Material provided »

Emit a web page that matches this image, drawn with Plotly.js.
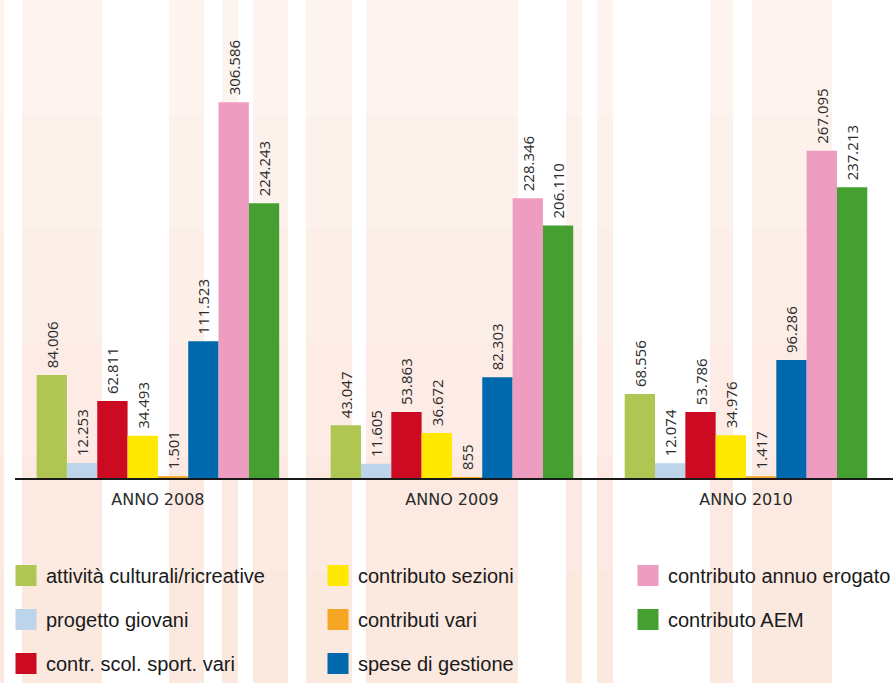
<!DOCTYPE html>
<html>
<head>
<meta charset="utf-8">
<script src="https://cdn.plot.ly/plotly-3.0.1.min.js"></script>
<style>
  html, body { margin: 0; padding: 0; background: #ffffff; }
  #chart { width: 893px; height: 683px; }
</style>
</head>
<body>
<div id="chart"></div>
<script>
// ---- data ----
const years = ["ANNO 2008", "ANNO 2009", "ANNO 2010"];
const attivitaCulturali = [84006, 43047, 68556];
const progettoGiovani = [12253, 11605, 12074];
const contrScolSport = [62811, 53863, 53786];
const contributoSezioni = [34493, 36672, 34976];
const contributiVari = [1501, 855, 1417];
const speseGestione = [111523, 82303, 96286];
const contributoAnnuo = [306586, 228346, 267095];
const contributoAEM = [224243, 206110, 237213];

const seriesNames = [
  "attività culturali/ricreative",
  "progetto giovani",
  "contr. scol. sport. vari",
  "contributo sezioni",
  "contributi vari",
  "spese di gestione",
  "contributo annuo erogato",
  "contributo AEM"
];
const seriesValues = [attivitaCulturali, progettoGiovani, contrScolSport, contributoSezioni,
                      contributiVari, speseGestione, contributoAnnuo, contributoAEM];

// ---- styles ----
const colors = ["#afc652", "#bcd5eb", "#cc0a21", "#ffe900", "#f5a623", "#0068ad", "#ee9cbf", "#46a031"];
const legendIds = ["legend", "legend", "legend", "legend2", "legend2", "legend2", "legend3", "legend3"];

// decorative background stripes (pixel columns)
const stripesPx = [[0,4],[22,102],[169,204],[222,238],[253,288],[306,352],[366,518],[566,582],[597,613],[710,733],[752,832]];
const stripeBands = ["#fdf4ef", "#fdf1eb", "#fcefe8", "#fcece5", "#fceae2", "#fbe8df"];

const W = 893, H = 683;
const mL = 15, mR = 0, mT = 0, mB = 205;
const pw = W - mL - mR, ph = H - mT - mB;
const px2paperX = p => (p - mL) / pw;
const py2paperY = p => 1 - (p - mT) / ph;

const barTraces = seriesNames.map((name, i) => ({
  type: "bar",
  name: name,
  x: years,
  y: seriesValues[i],
  marker: { color: colors[i] },
  texttemplate: "\u00a0%{y:,.0f}",
  textposition: "outside",
  textangle: -90,
  constraintext: "none",
  textfont: { family: "Open Sans, sans-serif", size: 15, color: "#2b2b2b" },
  cliponaxis: false,
  showlegend: false,
  hoverinfo: "skip"
}));

// legend entries (square swatches)
const legendTraces = seriesNames.map((name, i) => ({
  type: "scatter",
  mode: "markers",
  name: name,
  x: [null],
  y: [null],
  marker: { symbol: "square", size: 16, color: colors[i], line: { color: colors[i], width: 5 } },
  legend: legendIds[i],
  legendgroup: "g" + i,
  showlegend: true,
  hoverinfo: "skip"
}));

const shapes = [];
const nb = stripeBands.length;
stripesPx.forEach(s => {
  for (let b = 0; b < nb; b++) {
    shapes.push({
      type: "rect", xref: "paper", yref: "paper", layer: "below",
      x0: px2paperX(s[0]), x1: px2paperX(s[1]),
      y0: py2paperY(H * (b + 1) / nb), y1: py2paperY(H * b / nb),
      fillcolor: stripeBands[b], line: { width: 0 }
    });
  }
});

const legendFont = { family: "Liberation Sans Narrow, Liberation Sans, sans-serif", size: 20, color: "#1a1a1a" };
const legendBase = {
  orientation: "v", xanchor: "left", yanchor: "top",
  y: py2paperY(556), bgcolor: "rgba(0,0,0,0)", borderwidth: 0,
  font: legendFont, tracegroupgap: 15, itemclick: false, itemdoubleclick: false
};

const layout = {
  width: W, height: H,
  margin: { l: mL, r: mR, t: mT, b: mB, pad: 0, autoexpand: false },
  paper_bgcolor: "#ffffff",
  plot_bgcolor: "rgba(0,0,0,0)",
  separators: ",.",
  barmode: "group",
  bargap: 0.175,
  bargroupgap: 0,
  showlegend: true,
  xaxis: {
    type: "category",
    range: [-0.486, 2.5],
    showline: true, linecolor: "#1a1a1a", linewidth: 1.5,
    ticks: "", showgrid: false, zeroline: false,
    ticklabelstandoff: 6,
    tickfont: { family: "DejaVu Sans, sans-serif", size: 16, color: "#2b2b2b" },
    fixedrange: true
  },
  yaxis: {
    range: [0, 390000],
    showgrid: false, zeroline: false, showticklabels: false, showline: false,
    ticks: "", fixedrange: true
  },
  legend: Object.assign({}, legendBase, { x: px2paperX(6) }),
  legend2: Object.assign({}, legendBase, { x: px2paperX(318) }),
  legend3: Object.assign({}, legendBase, { x: px2paperX(628) }),
  shapes: shapes
};

Plotly.newPlot("chart", barTraces.concat(legendTraces), layout, { displayModeBar: false, staticPlot: true });
</script>
</body>
</html>
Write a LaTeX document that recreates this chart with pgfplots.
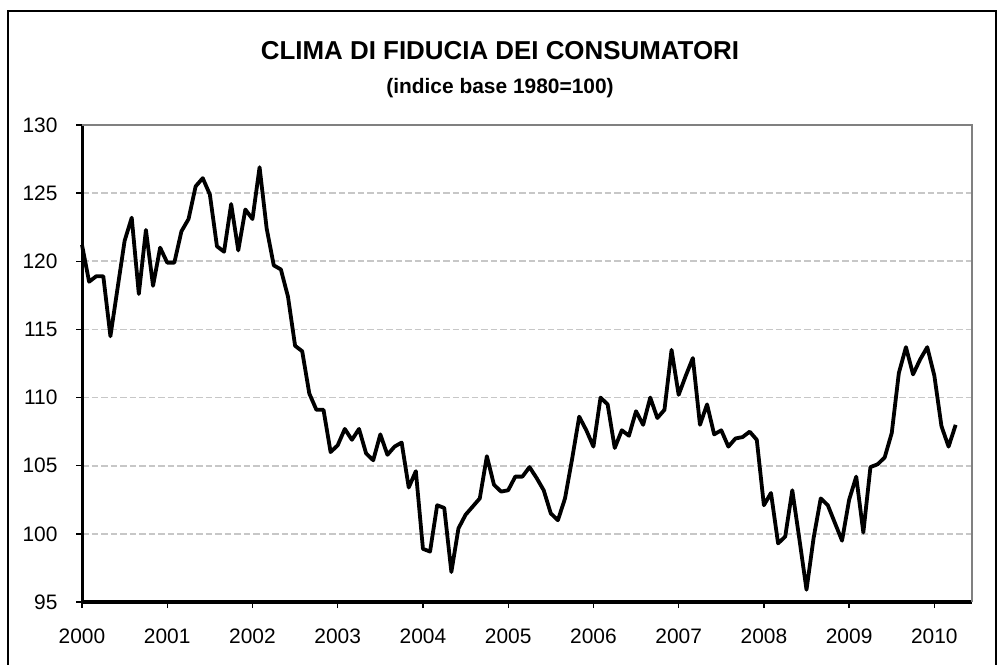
\documentclass[border=0pt]{standalone}
\usepackage{pgfplots}
\pgfplotsset{compat=1.18}
\usepackage{fontspec}
\setmainfont{Liberation Sans}
\begin{document}
\begin{tikzpicture}
\begin{axis}[
  at={(82bp,63bp)}, anchor=south west,
  scale only axis, width=890bp, height=477bp,
  xmin=0, xmax=125.3, ymin=95, ymax=130,
  axis lines=left,
  axis line style={-, line width=3bp, black},
  xtick={0,12,...,120},
  xticklabels={2000,2001,2002,2003,2004,2005,2006,2007,2008,2009,2010},
  ytick={95,100,...,130},
  tick align=outside,
  major tick length=6bp,
  tick style={line width=1.3bp, black},
  ymajorgrids,
  grid style={dash pattern=on 6.5bp off 3bp, line width=1.6bp, color=black!22},
  /pgf/number format/assume math mode=true,
  ticklabel style={font=\fontsize{21}{23}\selectfont},
  xticklabel style={yshift=-17bp},
  yticklabel style={xshift=-15bp},
  clip=false,
]
\draw[line width=2.2bp, black!50] (rel axis cs:0,1) -- (rel axis cs:1,1) -- (rel axis cs:1,0);
\addplot[black, line width=3.8bp, line join=round] table[x=i, y=v] {
i v
0 121.2
1 118.5
2 118.9
3 118.9
4 114.5
5 118.0
6 121.5
7 123.2
8 117.6
9 122.3
10 118.2
11 121.0
12 119.9
13 119.9
14 122.2
15 123.1
16 125.5
17 126.1
18 124.9
19 121.1
20 120.7
21 124.2
22 120.8
23 123.8
24 123.1
25 126.9
26 122.4
27 119.7
28 119.4
29 117.4
30 113.8
31 113.4
32 110.3
33 109.1
34 109.1
35 106.0
36 106.5
37 107.7
38 106.9
39 107.7
40 105.9
41 105.4
42 107.3
43 105.8
44 106.4
45 106.7
46 103.4
47 104.6
48 98.9
49 98.7
50 102.1
51 101.9
52 97.2
53 100.4
54 101.4
55 102.0
56 102.6
57 105.7
58 103.6
59 103.1
60 103.2
61 104.2
62 104.2
63 104.9
64 104.1
65 103.2
66 101.5
67 101.0
68 102.6
69 105.5
70 108.6
71 107.6
72 106.4
73 110.0
74 109.5
75 106.3
76 107.6
77 107.2
78 109.0
79 108.0
80 110.0
81 108.5
82 109.1
83 113.5
84 110.2
85 111.6
86 112.9
87 108.0
88 109.5
89 107.3
90 107.6
91 106.4
92 107.0
93 107.1
94 107.5
95 106.9
96 102.1
97 103.0
98 99.3
99 99.8
100 103.2
101 99.6
102 95.9
103 99.7
104 102.6
105 102.1
106 100.8
107 99.5
108 102.5
109 104.2
110 100.1
111 104.9
112 105.1
113 105.6
114 107.4
115 111.8
116 113.7
117 111.7
118 112.8
119 113.7
120 111.6
121 107.9
122 106.4
123 108.0
};
\end{axis}
\node[font=\bfseries\fontsize{26}{30}\selectfont] at (500bp,614bp) {CLIMA DI FIDUCIA DEI CONSUMATORI};
\node[font=\bfseries\fontsize{21}{24}\selectfont] at (500bp,577bp) {(indice base 1980=100)};
\draw[line width=1.6bp] (8bp,-10bp) -- (8bp,654bp) -- (996bp,654bp) -- (996bp,-10bp);
\pgfresetboundingbox
\path[use as bounding box] (0,0) rectangle (999bp,665bp);
\end{tikzpicture}
\end{document}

Job » Locate the word "that" in the records and collect each line it appears in.

Right answer »
Emit a web page that matches this image, drawn with Plotly.js.
Write a LaTeX document that recreates this chart with pgfplots.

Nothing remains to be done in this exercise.